PostgreSQL checkpointer processes consistently consume ~100% CPU each

Multiple checkpointer processes run simultaneously

Swap usage increases (1.1 GB of 4 GB used)

The issue persists even though the application appears to function normally

I haven’t made any changes or optimizations yet to resolve this.

4. Upload any forms or screenshots you can share publicly below.

I have attached a couple of screenshots below.

yanokwa · May 14, 2025, 10:49pm

Have you started to receive a lot of submissions or blobs in the last few days? What do your container logs say when you get these spikes?
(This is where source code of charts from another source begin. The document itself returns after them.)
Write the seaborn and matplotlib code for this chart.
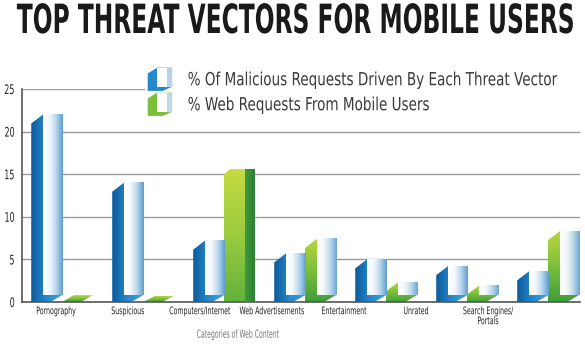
import numpy as np
import pandas as pd
import matplotlib
matplotlib.use('Agg')
import matplotlib.pyplot as plt
import seaborn as sns
from matplotlib.patches import Polygon, Patch, Rectangle
from matplotlib.colors import LinearSegmentedColormap
from matplotlib.patheffects import AbstractPathEffect
from matplotlib.transforms import Affine2D, Bbox
from matplotlib.legend_handler import HandlerBase

# data
categories = ['Pornography', 'Suspicious', 'Computers/Internet', 'Web Advertisements',
              'Entertainment', 'Unrated', 'Search Engines/\nPortals']
malicious = [22.0, 14.0, 7.2, 5.7, 5.0, 4.2, 3.6]
mobile = [0.8, 0.7, 15.6, 7.4, 2.3, 1.9, 8.3]
series = ['% Of Malicious Requests Driven By Each Threat Vector',
          '% Web Requests From Mobile Users']
title = 'TOP THREAT VECTORS FOR MOBILE USERS'
xlabel = 'Categories of Web Content'
yticks = [0, 5, 10, 15, 20, 25]

# colours: side face (left->right), front face (left->right)
side_colors = [['#0d5a9a', '#2689cb', '#3aa2df'], ['#3f9e3a', '#7cbf3c', '#b8d63c']]
front_colors = [['#ffffff', '#f3f8fc', '#b6d5ec', '#5d9dcf'], ['#ffffff', '#f3f8f6', '#bcd8ea', '#6aa5d1']]
# the tall green Computers/Internet column is drawn as a solid green box in the original
solid_side = ['#c5da40', '#9acb3e', '#62b23c']
solid_front = ['#3f9a3a', '#2f7f35']


class Squeeze(AbstractPathEffect):
    """Draw text horizontally condensed (the original uses a narrow face)."""
    def __init__(self, sx=1.0, anchor='center', width=None):
        super().__init__()
        self.sx, self.anchor, self.width = sx, anchor, width

    def draw_path(self, renderer, gc, tpath, affine, rgbFace=None):
        ext = tpath.get_extents()
        (l, y0), (r, _) = affine.transform([(ext.x0, 0), (ext.x1, 0)])
        sx = self.sx if self.width is None else self.width / (r - l)
        cx = {'left': l, 'center': (l + r) / 2, 'right': r}[self.anchor]
        sq = Affine2D().translate(-cx, -y0).scale(sx, 1).translate(cx, y0)
        renderer.draw_path(gc, tpath, affine + sq, rgbFace)


def squeeze_text(t, sx, anchor='center'):
    # condense the drawing and report the condensed box as the text's extent
    t.set_path_effects([Squeeze(sx, anchor)])
    orig = t.get_window_extent

    def extent(renderer=None, dpi=None):
        bb = orig(renderer, dpi)
        cx = {'left': bb.x0, 'center': (bb.x0 + bb.x1) / 2, 'right': bb.x1}[anchor]
        return Bbox([[cx + (bb.x0 - cx) * sx, bb.y0], [cx + (bb.x1 - cx) * sx, bb.y1]])
    t.get_window_extent = extent


class HandlerIcon(HandlerBase):
    def create_artists(self, legend, orig_handle, xdescent, ydescent, width, height, fontsize, trans):
        k = 0 if orig_handle.get_label() == 'a' else 1
        x0, y0 = -xdescent, -ydescent
        x1, y1 = x0 + width, y0 + height
        sw, c, d = 0.38 * width, 0.25 * height, 0.18 * height
        sil = Polygon([(x0, y0), (x0, y1 - c), (x0 + sw, y1), (x1, y1), (x1, y0 + d), (x1 - sw, y0)],
                      closed=True, facecolor=side_colors[k][1], edgecolor='none', transform=trans)
        front = Rectangle((x0 + sw, y0 + d), width - sw, height - d, facecolor='white',
                          edgecolor='none', transform=trans)
        edge = Rectangle((x0 + 0.8 * width, y0 + d), 0.2 * width, height - d,
                         facecolor=front_colors[k][2], edgecolor='none', transform=trans)
        return [sil, front, edge]


sns.set_style('white')
plt.rcParams['font.family'] = ['DejaVu Sans']

fig = plt.figure(figsize=(5.85, 3.45), dpi=100)
ax = fig.add_axes([22 / 585, 43 / 345, 558 / 585, 213 / 345])

df = pd.DataFrame({'category': categories * 2,
                   'series': np.repeat(series, len(categories)),
                   'value': malicious + mobile})
sns.barplot(data=df, x='category', y='value', hue='series', hue_order=series,
            palette=[side_colors[0][1], side_colors[1][1]], width=0.76, saturation=1,
            errorbar=None, legend=False, ax=ax)

# turn the flat bars into the pseudo-3D shaded columns
hgrad = np.linspace(0, 1, 128)[None, :]
vgrad = np.linspace(0, 1, 128)[:, None]
bars = list(ax.patches)
n = len(categories)
for i, p in enumerate(bars):
    k = i // n
    x0, w, h = p.get_x(), p.get_width(), p.get_height()
    x1 = x0 + w
    p.set_visible(False)
    solid = (k == 1 and i % n == 2)
    sw, c, d = 0.38 * w, 1.05, min(0.8, h)
    if solid:
        sil_pts = [(x0, 0), (x0, h - 0.6), (x0 + 0.2 * w, h), (x1, h), (x1, 0)]
    else:
        sil_pts = [(x0, 0), (x0, max(h - c, 0)), (x0 + sw, h), (x1, h), (x1, d), (x1 - sw, 0)]
    sil = Polygon(sil_pts, closed=True, facecolor='none', edgecolor='none')
    ax.add_patch(sil)
    if solid:
        cmap, g = LinearSegmentedColormap.from_list('s', solid_side[::-1]), vgrad
    elif k == 1:
        cmap, g = LinearSegmentedColormap.from_list('s', side_colors[1]), vgrad
    else:
        cmap, g = LinearSegmentedColormap.from_list('s', side_colors[0]), hgrad
    im = ax.imshow(g, extent=(x0, x1, 0, h), aspect='auto', origin='lower', zorder=2,
                   cmap=cmap, interpolation='bilinear')
    im.set_clip_path(sil)
    if solid:
        ax.imshow(hgrad, extent=(x0 + 0.68 * w, x1, 0, h), aspect='auto', origin='lower', zorder=3,
                  cmap=LinearSegmentedColormap.from_list('f', solid_front), interpolation='bilinear')
    elif h > d:
        ax.imshow(hgrad, extent=(x0 + sw, x1, d, h), aspect='auto', origin='lower', zorder=3,
                  cmap=LinearSegmentedColormap.from_list('f', front_colors[k]), interpolation='bilinear')

ax.set_xlim(-0.494, 6.395)
ax.set_ylim(0, 25)
ax.set_yticks(yticks)
ax.yaxis.grid(True, color='#9a9a9a', lw=1)
ax.set_axisbelow(True)
for s in ['top', 'right']:
    ax.spines[s].set_visible(False)
for s in ['left', 'bottom']:
    ax.spines[s].set_color('#555555')
    ax.spines[s].set_linewidth(1.2)

# category labels in the original sit on a tighter spacing than the bars
lab_x = (np.arange(n) * 72 - 6) / 81
ax.set_xticks(lab_x, categories)
ax.set_xticks((lab_x[:-1] + lab_x[1:]) / 2, minor=True)
ax.tick_params(axis='x', which='major', length=0, pad=3, labelsize=7.5, labelcolor='#222222')
ax.tick_params(axis='x', which='minor', length=4, width=0.8, color='#555555', direction='out')
ax.tick_params(axis='y', length=0, pad=5, labelsize=9.5, labelcolor='#222222')
for t in ax.get_xticklabels():
    t.set_linespacing(1.0)
    squeeze_text(t, 0.6)
for t in ax.get_yticklabels():
    squeeze_text(t, 0.6, 'right')

ax.set_xlabel(xlabel, fontsize=8, color='#777777')
ax.xaxis.set_label_coords((238 - 22) / 558, -0.13)
squeeze_text(ax.xaxis.label, 0.55)
ax.set_ylabel('')

ttl = fig.text(296.5 / 585, 1 - 33 / 345, title, ha='center', va='baseline', fontsize=29,
               fontweight='bold', color='#1a1a1a')
squeeze_text(ttl, 0.58)

handles = [Patch(label='a'), Patch(label='b')]
leg = ax.legend(handles, series, handler_map={Patch: HandlerIcon()}, loc='upper left',
                bbox_to_anchor=(145 / 585, 1 - 65 / 345), bbox_transform=fig.transFigure,
                frameon=True, facecolor='white', edgecolor='none', framealpha=1, fancybox=False,
                fontsize=13, handlelength=1.35, handleheight=1.6,
                handletextpad=0.85, labelspacing=0.1, borderpad=0.15, borderaxespad=0)
for t in leg.get_texts():
    t.set_color('#3a3a3a')
    squeeze_text(t, 0.75, 'left')

fig.savefig('out.png', dpi=100)
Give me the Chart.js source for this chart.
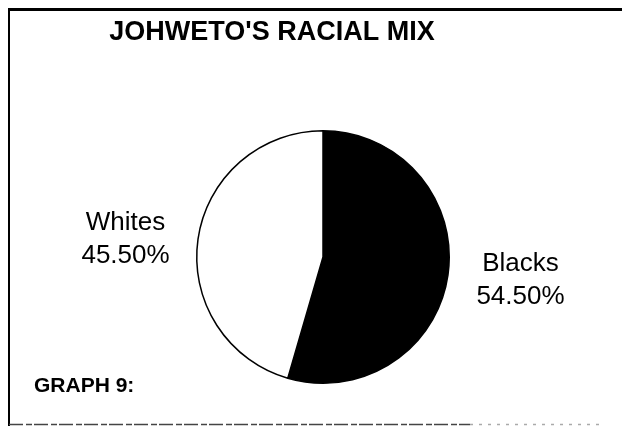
<!DOCTYPE html>
<html>
<head>
<meta charset="utf-8">
<script src="https://cdn.jsdelivr.net/npm/chart.js@4/dist/chart.umd.min.js"></script>
<style>
  html, body { margin: 0; padding: 0; background: #fff; }
  #wrap { width: 622px; height: 428px; position: relative; }
</style>
</head>
<body>
<div id="wrap"><canvas id="c" width="622" height="428"></canvas></div>
<script>
const chartTitle = "JOHWETO'S RACIAL MIX";
const footnote = "GRAPH 9:";
const categories = ["Blacks", "Whites"];
const shares = [54.5, 45.5];
const valueLabels = ["54.50%", "45.50%"];
const sliceColors = ["#000000", "#ffffff"];

const decor = {
  id: 'decor',
  beforeDraw(chart) {
    const ctx = chart.ctx;
    ctx.save();
    ctx.fillStyle = '#fff';
    ctx.fillRect(0, 0, chart.width, chart.height);
    ctx.strokeStyle = '#000';
    ctx.lineWidth = 3;
    ctx.beginPath(); ctx.moveTo(8, 9.5); ctx.lineTo(622, 9.5); ctx.stroke();
    ctx.lineWidth = 2;
    ctx.beginPath(); ctx.moveTo(9, 10); ctx.lineTo(9, 426); ctx.stroke();
    ctx.lineWidth = 1.5;
    ctx.strokeStyle = '#444';
    ctx.setLineDash([14, 3, 6, 2]);
    ctx.beginPath(); ctx.moveTo(9, 424.5); ctx.lineTo(470, 424.5); ctx.stroke();
    ctx.strokeStyle = '#aaa';
    ctx.setLineDash([3, 6]);
    ctx.beginPath(); ctx.moveTo(470, 424.5); ctx.lineTo(600, 424.5); ctx.stroke();
    ctx.restore();
  },
  afterDraw(chart) {
    const ctx = chart.ctx;
    ctx.save();
    ctx.fillStyle = '#000';
    ctx.textAlign = 'center';
    ctx.textBaseline = 'middle';
    ctx.font = 'bold 27px "Liberation Sans", Arial, sans-serif';
    ctx.fillText(chartTitle, 272, 33);
    ctx.textAlign = 'left';
    ctx.font = 'bold 21px "Liberation Sans", Arial, sans-serif';
    ctx.fillText(footnote, 34, 386);
    ctx.textAlign = 'center';
    ctx.font = '26px "Liberation Sans", Arial, sans-serif';
    const meta = chart.getDatasetMeta(0);
    meta.data.forEach((arc, i) => {
      const p = arc.getProps(['x', 'y', 'startAngle', 'endAngle', 'outerRadius'], true);
      const mid = (p.startAngle + p.endAngle) / 2;
      const d = p.outerRadius * 1.58;
      const lx = p.x + Math.cos(mid) * d;
      const ly = p.y + Math.sin(mid) * d * 0.73 + 2;
      ctx.fillText(categories[i], lx, ly - 16);
      ctx.fillText(valueLabels[i], lx, ly + 17);
    });
    ctx.restore();
  }
};

new Chart(document.getElementById('c'), {
  type: 'pie',
  data: {
    labels: categories,
    datasets: [{
      data: shares,
      backgroundColor: sliceColors,
      borderColor: '#000',
      borderWidth: 1.5
    }]
  },
  options: {
    responsive: false,
    animation: false,
    layout: { padding: { left: 196, right: 172, top: 130, bottom: 44 } },
    plugins: {
      legend: { display: false },
      tooltip: { enabled: false },
      title: { display: false }
    }
  },
  plugins: [decor]
});
</script>
</body>
</html>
AyushShinde · May 15, 2025, 3:08am

Yes, we've been receiving a high volume of submissions lately, especially those containing blobs. However, the issue has only started appearing over the past couple of days. The first thing I checked was the logs for both the Postgres and service containers, but everything seemed normal—nothing unusual stood out.

yanokwa · May 15, 2025, 4:37am

The blobs are written to the DB first and then removed when they are migrated to S3. Those inserts/deletes generate WALs. So too do vacuums (including autovacuums to clean up the dirty data in heap pages.

Try setting up a test environment and experiment with tweaking checkpoint frequency, enabling WAL compression, or using UNLOGGED on the blobs table.

Related: Proposal: better large attachments handling via presigned upload urls for S3 - #3 by LN

AyushShinde · May 15, 2025, 6:05am

Thanks @yanokwa for your suggestion, I'll implement your suggestion on a test environment.

Can you share some resources that will help me set up the changes you suggested, especially for using UNLOGGED on the blobs table.